On Friday 1st April 2016, the government introduced the new National Living Wage of £7.20 an hour. If you were earning minimum wage before, you should now be 50p per hour better off.
This only applies to those aged 25 and over, though. So if you’re younger than this, unfortunately you won’t be getting a pay rise just yet.
The good news - it all adds up
While 50p extra an hour might not sound like a lot, it could make all the difference once it adds up.
For example, working full-time (eight-and-a-half hours a day with one hour of unpaid lunch) on the old minimum wage of £6.70 an hour, you would earn £50.25 a day. On the National Living Wage, this would be £54 - an extra £3.75 a day.
Again, it doesn’t sound like a lot. But, on an average four-week month working five days per week, your pay would go from £1,005 to £1,080 per month.
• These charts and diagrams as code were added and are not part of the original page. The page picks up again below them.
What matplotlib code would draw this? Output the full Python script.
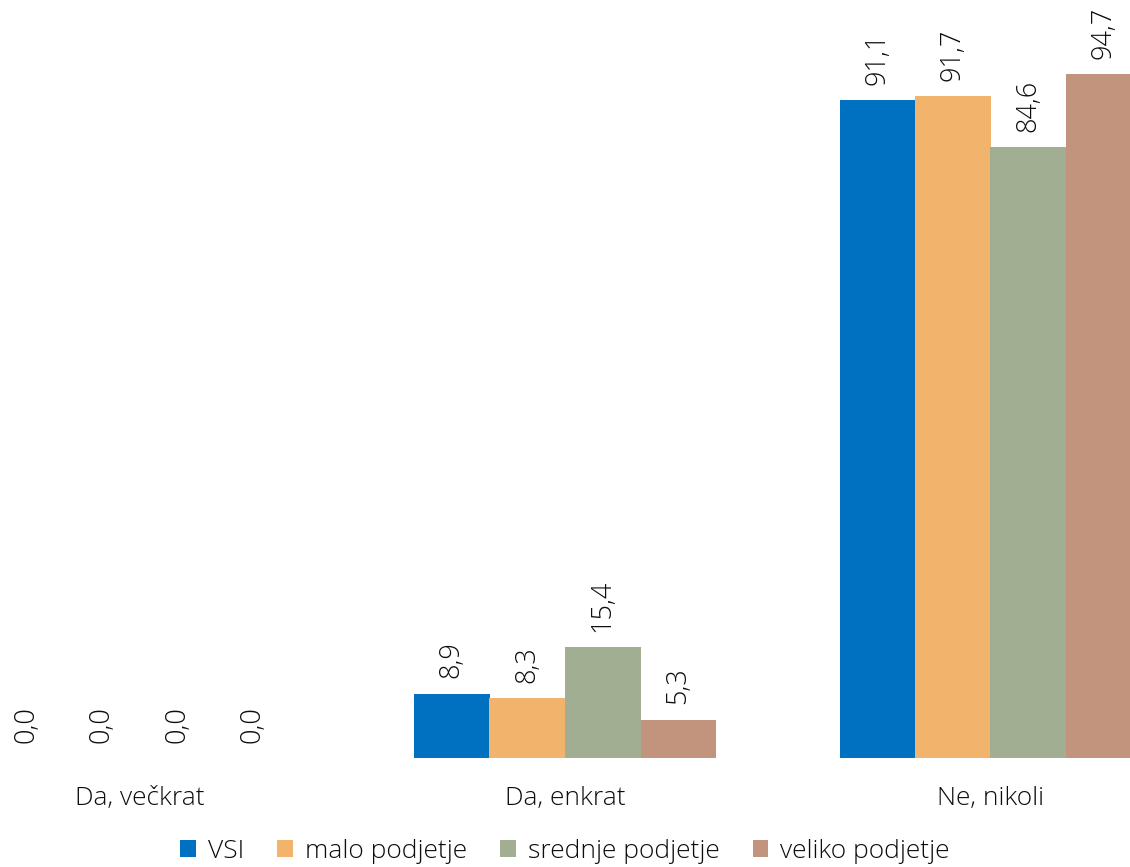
import matplotlib
matplotlib.use("Agg")
import matplotlib.pyplot as plt
import numpy as np

categories = ["Da, večkrat", "Da, enkrat", "Ne, nikoli"]
series_names = ["VSI", "malo podjetje", "srednje podjetje", "veliko podjetje"]
values = {
    "VSI": [0.0, 8.9, 91.1],
    "malo podjetje": [0.0, 8.3, 91.7],
    "srednje podjetje": [0.0, 15.4, 84.6],
    "veliko podjetje": [0.0, 5.3, 94.7],
}
colors = ["#0070C0", "#F2B46D", "#A2AE92", "#C2947E"]

plt.rcParams["font.family"] = ["Open Sans", "DejaVu Sans"]

W, H = 1130, 867
fig = plt.figure(figsize=(W / 100, H / 100), dpi=100)
ax = fig.add_axes([0, (H - 758) / H, 1, 758 / H])

step = 425.5      # pixels between category centres
c0 = 565 - step   # pixel centre of the first category
x = np.arange(len(categories))
bar_w = 75.5 / step
text_color = "#0d0d0d"
for i, name in enumerate(series_names):
    pos = x + (i - 1.5) * bar_w
    ax.bar(pos, values[name], width=bar_w, color=colors[i], label=name)
    for xp, v in zip(pos, values[name]):
        ax.annotate(f"{v:.1f}".replace(".", ","), (xp, v), xytext=(0, 11),
                    textcoords="offset points", rotation=90, ha="center",
                    va="bottom", fontsize=19.5, fontweight="light",
                    color=text_color)

ax.set_xlim(-c0 / step, (W - c0) / step)
ax.set_ylim(0, 105)
ax.set_xticks(x)
ax.set_xticklabels(categories, fontsize=19, fontweight="light", color=text_color)
ax.tick_params(axis="x", length=0, pad=20)
ax.set_yticks([])
for s in ax.spines.values():
    s.set_visible(False)

leg = fig.legend(loc="center", bbox_to_anchor=(565 / W, 1 - 851 / H), ncol=4,
                 frameon=False, handlelength=0.6, handleheight=0.6,
                 handletextpad=0.45, columnspacing=1.25,
                 prop={"size": 19, "weight": "light"})
for t in leg.get_texts():
    t.set_color(text_color)

fig.savefig("out.png", dpi=100)
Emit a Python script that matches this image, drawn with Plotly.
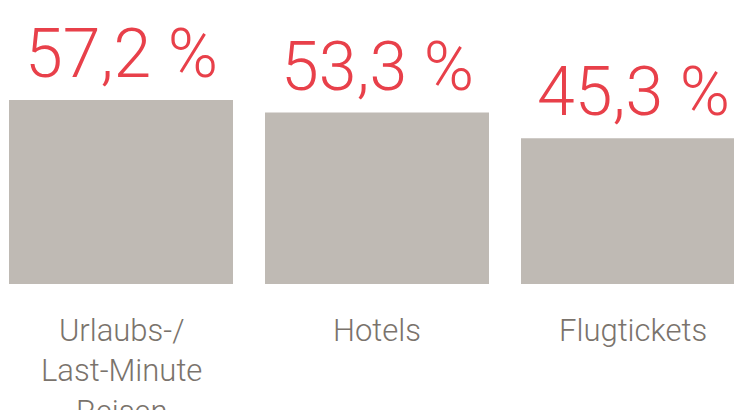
import plotly.graph_objects as go

categories = ["Urlaubs-/<br>Last-Minute<br>Reisen", "Hotels", "Flugtickets"]
values = [57.2, 53.3, 45.3]
value_labels = ["57,2 %", "53,3 %", "45,3 %"]

BAR = "#bfbab4"
RED = "#e8404a"
GRAY = "#7a736c"
FONT = "Roboto"

x = list(range(len(categories)))

fig = go.Figure()
fig.add_trace(go.Bar(x=x, y=values, marker=dict(color=BAR, line=dict(width=0)),
                     width=0.875, hoverinfo="skip"))

annotations = []
for xi, v, t in zip(x, values, value_labels):
    annotations.append(dict(x=xi, y=v, xref="x", yref="y", text=t, showarrow=False,
                            yanchor="bottom", yshift=4,
                            font=dict(family=FONT, size=68, color=RED, weight=300)))
for xi, c in zip(x, categories):
    annotations.append(dict(x=xi, y=0, xref="x", yref="y", text=c, showarrow=False,
                            yanchor="top", yshift=-26,
                            font=dict(family=FONT, size=31, color=GRAY, weight=300)))

fig.update_layout(
    width=734, height=410,
    margin=dict(l=0, r=0, t=0, b=0),
    paper_bgcolor="white", plot_bgcolor="white",
    showlegend=False,
    xaxis=dict(range=[-0.4727, 2.3945], visible=False, fixedrange=True),
    yaxis=dict(range=[-39.17, 88.28], visible=False, fixedrange=True),
    annotations=annotations,
)

fig.write_html("out.html", config={"displayModeBar": False},
               post_script="document.body.style.margin='0';document.body.style.overflow='hidden';")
To put it into context, if you work full-time you should now be earning an extra £900 a year before tax.
The not-so-good news - you might have to pay more tax
Although your wages should still go up, if you’re working full-time, you will have to pay tax on the extra £900 a year you earn. In the above example, this means you would have to pay an extra £180 a year in Income Tax, alongside your National Insurance payments.
The yearly tax-free threshold currently set by the government is £10,600. This means that you don’t have to pay tax on your income if you earn less than this in a year. Once you earn over this amount a year, you’ll pay 20% in tax on every pound over £10,600. For more information on the Income Tax thresholds, head to the gov website here.
It’s unlikely your wage increase will mean your tax bill is affected if you only work part-time.
But there’s still plenty to smile about
Even if you do have to pay more in tax, the minimum wage rise is still good news if you’re 25 or older. Whether you’re part-time or full-time, an extra 50p an hour really does add up.
And if that’s not got you smiling already, the government plans to gradually increase the National Living Wage to over £9 an hour by 2020. If all goes to plan, that should really give you something to look forward to!